Required work
Take the lines from the top down to and including the one with "plt.rcParams['font.family'] = ['Noto" and repeat them exactly. Omit images.

Data extract
☆ ☆ ☆ ☆
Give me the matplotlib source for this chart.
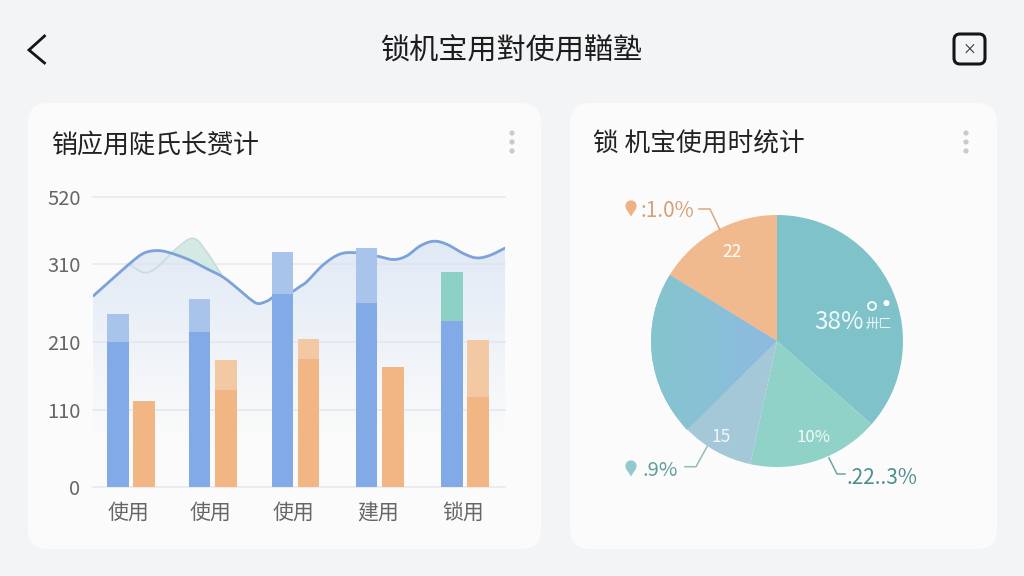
import numpy as np
import matplotlib
matplotlib.use("Agg")
import matplotlib.pyplot as plt
from matplotlib.patches import FancyBboxPatch, Circle, Polygon
from matplotlib.colors import to_rgb

plt.rcParams['font.family'] = ['Noto Sans CJK SC', 'DejaVu Sans']

# ---- data ----
main_title = "锁机宝用對使用鞧塾"
bar_title = "销应用陡氏长赟计"
pie_title = "锁 机宝使用时统计"
categories = ["使用", "使用", "使用", "建用", "锁用"]
group_x = [0.0, 0.98, 1.97, 2.98, 4.0]
y_ticks = [0, 110, 210, 310, 520]
y_labels = ["0", "110", "210", "310", "520"]
blue_base = [209, 222, 271, 260, 237]
blue_top = [246, 265, 347, 359, 300]
orange_base = [123, 139, 185, 173, 129]
orange_top = [123, 183, 213, 173, 212]
line_x = [-0.451, -0.251, -0.012, 0.148, 0.307, 0.467, 0.707, 0.907, 1.105, 1.305,
          1.425, 1.525, 1.644, 1.704, 1.904, 2.024, 2.104, 2.303, 2.503, 2.703, 2.942, 3.142,
          3.301, 3.461, 3.621, 3.780, 3.98, 4.14, 4.299, 4.499]
line_y = [269, 288, 312, 343, 352, 345, 322, 304, 293, 276,
          265, 259, 263, 267, 273, 281, 287, 309, 341, 345, 335, 324,
          335, 366, 381, 372, 343, 329, 337, 362]
bump_x = [-0.012, 0.156, 0.315, 0.547, 0.747, 0.906, 1.086]
bump_y = [309, 299, 306, 359, 390, 348, 296]
pie_values = [36.5, 16.9, 9.2, 21.2, 16.2]
pie_colors = ["#80c2ca", "#90d2c7", "#a4c8d8", "#88bdd8", "#f0ba8e"]

# ---- figure ----
W, H = 1024, 576
fig = plt.figure(figsize=(W / 100, H / 100), dpi=100, facecolor="#f3f4f6")


def axes_px(left, top, right, bottom, **kw):
    return fig.add_axes([left / W, 1 - bottom / H, (right - left) / W, (bottom - top) / H], **kw)


bg = axes_px(0, 0, W, H, zorder=0)
bg.set_xlim(0, W)
bg.set_ylim(H, 0)
bg.axis("off")
for (l, t, r, b) in [(28, 103, 541, 549), (570, 103, 997, 549)]:
    bg.add_patch(FancyBboxPatch((l, t), r - l, b - t, boxstyle="round,pad=0,rounding_size=20",
                                fc="#fbfbfb", ec="none"))

# ---- bar chart ----
ax = axes_px(93, 196.7, 505, 486.7, zorder=1)
ax.patch.set_alpha(0)
tick_pos = [0, 77, 145, 222.7, 290]


def fwd(v):
    return np.interp(v, y_ticks, tick_pos)


def inv(p):
    return np.interp(p, tick_pos, y_ticks)


ax.set_yscale("function", functions=(fwd, inv))
ax.set_xlim(-0.455, 4.48)
ax.set_ylim(0, 520)


def smooth(xs, ys, n=14):
    xs = np.asarray(xs, float)
    ys = fwd(np.asarray(ys, float))
    P = np.column_stack([xs, ys])
    P = np.vstack([2 * P[0] - P[1], P, 2 * P[-1] - P[-2]])
    out = []
    for i in range(1, len(P) - 2):
        t = np.linspace(0, 1, n, endpoint=False)[:, None]
        p0, p1, p2, p3 = P[i - 1], P[i], P[i + 1], P[i + 2]
        out.append(0.5 * (2 * p1 + (p2 - p0) * t + (2 * p0 - 5 * p1 + 4 * p2 - p3) * t ** 2
                          + (3 * p1 - p0 - 3 * p2 + p3) * t ** 3))
    out.append(P[-2][None, :])
    out = np.vstack(out)
    return out[:, 0], inv(out[:, 1])


for v in y_ticks:
    ax.axhline(v, color="#e9eaed", lw=1.2, zorder=1, clip_on=False)

lx, ly = smooth(line_x, line_y)

# gradient area under line
gy = np.linspace(60, 400, 120)
gx = np.array([line_x[0], line_x[-1]])
top_c = np.array(to_rgb("#d6e2f3"))
rgba = np.zeros((len(gy) - 1, 1, 4))
rgba[:, 0, :3] = top_c
rgba[:, 0, 3] = np.clip((fwd(gy[:-1]) - fwd(60)) / (fwd(400) - fwd(60)), 0, 1) ** 1.1 * 0.75
mesh = ax.pcolormesh(gx, gy, rgba, zorder=1.5, shading="flat", antialiased=False, linewidth=0)
clip = Polygon(np.column_stack([np.r_[lx, lx[-1], lx[0]], np.r_[ly, 1, 1]]), closed=True,
               transform=ax.transData, fc="none", ec="none")
ax.add_patch(clip)
mesh.set_clip_path(clip)

# pale green bump
bx, by = smooth(bump_x, bump_y)
ly_on_b = np.interp(bx, lx, ly)
ax.fill_between(bx, ly_on_b, by, where=by >= ly_on_b, color="#d2e7e3", alpha=0.95, lw=0, zorder=1.8,
                interpolate=True)
ax.plot(bx, by, color="#c4ded9", lw=1.2, zorder=1.9)
ax.plot(lx, ly, color="#7ba3da", lw=2.0, zorder=2.0, solid_capstyle="round")

bw = 0.257
off = 0.157
gx_arr = np.asarray(group_x)
ax.bar(gx_arr - off, blue_base, width=bw, color="#82aae6", zorder=3)
ax.bar(gx_arr[:4] - off, np.subtract(blue_top, blue_base)[:4], bottom=blue_base[:4], width=bw,
       color="#a8c4ea", zorder=3)
ax.bar(gx_arr[4:] - off, np.subtract(blue_top, blue_base)[4:], bottom=blue_base[4:], width=bw,
       color="#8dd0c6", zorder=3)
ax.bar(gx_arr + off, orange_base, width=bw, color="#f2b684", zorder=3)
ax.bar(gx_arr + off, np.subtract(orange_top, orange_base), bottom=orange_base, width=bw,
       color="#f3c9a3", zorder=3)

for s in ax.spines.values():
    s.set_visible(False)
ax.set_yticks(y_ticks, y_labels, minor=False)
ax.minorticks_off()
ax.set_xticks(gx_arr - 0.025, categories)
ax.tick_params(axis="y", length=0, pad=9, labelsize=14.5, labelcolor="#666666")
ax.tick_params(axis="x", length=0, pad=11, labelsize=15, labelcolor="#666666")

# ---- pie ----
pie_r = 126
cx, cy = 777, 341
pa = axes_px(cx - pie_r, cy - pie_r, cx + pie_r, cy + pie_r, zorder=1)
wedges, _ = pa.pie(pie_values, colors=pie_colors, startangle=90, counterclock=False, radius=1,
                   wedgeprops=dict(lw=0))
pa.set_xlim(-1, 1)
pa.set_ylim(-1, 1)
pa.set_aspect("equal")

# colour drift inside the blue slice
mx = np.linspace(-1, 0.1, 80)
my = np.linspace(-1, 1, 3)
c1, c2 = np.array(to_rgb("#84c4ce")), np.array(to_rgb("#90b8e4"))
grad = np.zeros((2, 79, 3))
f = (mx[:-1] - mx[0]) / (mx[-1] - mx[0])
grad[:, :, :] = c1 + (c2 - c1) * f[None, :, None] ** 1.2
m = pa.pcolormesh(mx, my, grad, shading="flat", antialiased=False, zorder=2)
m.set_clip_path(wedges[3])

# ---- overlay ----
ov = axes_px(0, 0, W, H, zorder=5)
ov.set_xlim(0, W)
ov.set_ylim(H, 0)
ov.axis("off")
ov.patch.set_alpha(0)

ov.text(511, 52, main_title, ha="center", va="center", fontsize=21, color="#1c1c1c")
ov.text(51, 145, bar_title, ha="left", va="center", fontsize=18.7, color="#222222")
ov.text(593, 145, pie_title, ha="left", va="center", fontsize=18.5, color="#222222")

# back chevron
ov.plot([44.5, 29, 44.5], [36, 50, 63], color="#151515", lw=2.0, solid_joinstyle="miter")
# close icon
ov.add_patch(FancyBboxPatch((954, 34), 31, 30, boxstyle="round,pad=0,rounding_size=6",
                            fc="none", ec="#151515", lw=2.2))
ov.text(969.5, 49.5, "×", ha="center", va="center", fontsize=10, color="#222222")
# kebab dots
for dx in (512, 966):
    for dy in (133, 142, 151):
        ov.add_patch(Circle((dx, dy), 2.6, fc="#c8cacb", ec="none"))

# pie labels
ov.text(732, 252, "22", ha="center", va="center", fontsize=12.5, color="white")
ov.text(721, 436.5, "15", ha="center", va="center", fontsize=12.5, color="#f2f7fa")
ov.text(813, 438, "10%", ha="center", va="center", fontsize=12, color="#f4fbf9")
ov.text(814, 322, "38%", ha="left", va="center", fontsize=17.5, color="#eef9f8")
ov.text(866, 324, "卅匚", ha="left", va="center", fontsize=9.5, color="#eef9f8")
ov.add_patch(Circle((872, 306), 4, fc="none", ec="#eef9f8", lw=1.4))
ov.add_patch(Circle((886.5, 303), 3, fc="white", ec="none"))

ov.text(640, 211, ":1.0%", ha="left", va="center", fontsize=15, color="#d9a077")
ov.text(642, 471, ".9%", ha="left", va="center", fontsize=14.5, color="#5f9ea0")
ov.text(846, 478, ".22..3%", ha="left", va="center", fontsize=15, color="#4f8f90")
ov.plot([699, 710, 720], [209, 209, 230], color="#dba881", lw=1.1)
ov.plot([685, 696, 707], [466.7, 466.7, 446.7], color="#8fbcbc", lw=1.1)
ov.plot([829, 837, 845], [458, 474, 474], color="#6fa5a5", lw=1.1)


def pin(x, y, col):
    ov.add_patch(Circle((x, y - 1.5), 5.6, fc=col, ec="none"))
    ov.add_patch(Polygon([(x - 5, y + 1), (x + 5, y + 1), (x, y + 9)], closed=True, fc=col, ec="none"))


pin(631, 207.5, "#eeb183")
pin(631, 467.5, "#93c8cc")

fig.savefig("out.png", dpi=100, facecolor=fig.get_facecolor())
☆ ☆ ☆ ☆
Answer below
Give me the matplotlib source for this chart.
import numpy as np
import matplotlib
matplotlib.use("Agg")
import matplotlib.pyplot as plt
from matplotlib.patches import FancyBboxPatch, Circle, Polygon
from matplotlib.colors import to_rgb

plt.rcParams['font.family'] = ['Noto Sans CJK SC', 'DejaVu Sans']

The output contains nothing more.